When you listen to a live musical instrument, the sound you hear is an analog sound wave. Such a wave can take an infinity number of values. This signal has to be converted into a sequence of numbers (0s and 1s in native machine language) for storage and playback on a computer. This process of digitisation creates a raw digital music file which uses 10MB or more per minute (at least 30MB for a 3 minute song).

On a PC, a .WAV is an example of a default audio file, while AIFF(Audio Interchange File Format) is the default format on a Mac. On a Unix machine, Sun Microsystems’ AU(AUdio) format is the default for audio. These file formats are an exact replica of the original sound, except for small sampling errors. (They also support limited audio file compression.)

These files have to be compressed to the more usual levels of 3-5MB per song. Compression rearranges the sequence of numbers, sometimes throwing away less significant information, in order to reduce the file size. The way the compression is achieved leads to the many different audio file formats available. Each compression algorithm requires a decoder to make sense of the data during playback. The combination of a compressor and a decoder is called, surprisingly, a codec.


There are two broad compression types:

1. Lossless codecs. This kind of compression reduces the file size while retaining every scrap of information from the original file. This means that the original file can be reconstructed exactly as it was before the compression. Lossless compression does not significantly reduce the size of an audio file. Examples of general lossless compression algorithms include zip or gzip compressions.

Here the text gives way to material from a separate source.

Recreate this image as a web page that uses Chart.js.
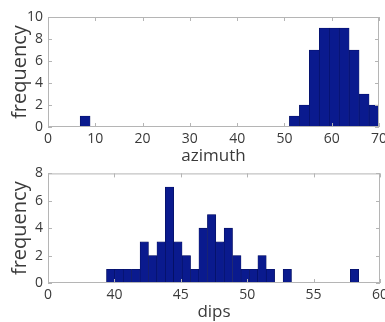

2. Lossy codecs. These throw away some of the information from the original music file. Ideally what’s thrown away is what the human ear cannot hear, namely sounds below 20Hz and above 20KHz. Thus, the most successful lossy codecs are based on an understanding of psychoacoustic perception. Lossy compression can reduce the size of the file to less than 10% of its original size. Most of the codecs you will come across are of this type. Examples include MP3 and WMA codecs.

Something else you might come across concerning compression is bit rate. This is the number of bits (0s and 1s) per second in an audio stream. This kind of represents how much information is being conveyed per second. The bit rate within a single music file can be constant or variable.

Constant bit rate (CBR). The music/audio file is compressed to the same level throughout the file. For example moments in the audio file having only a drum beating are reduced to the same bit rate as moments having all musical instruments playing at the same time. You would think there is more information to convey when all instruments are playing at the same time than when only the drum is beating. You would rightly choose a high bit rate to accommodate the complex sounds from all the instruments. But a higher bit rate results in a correspondingly larger file.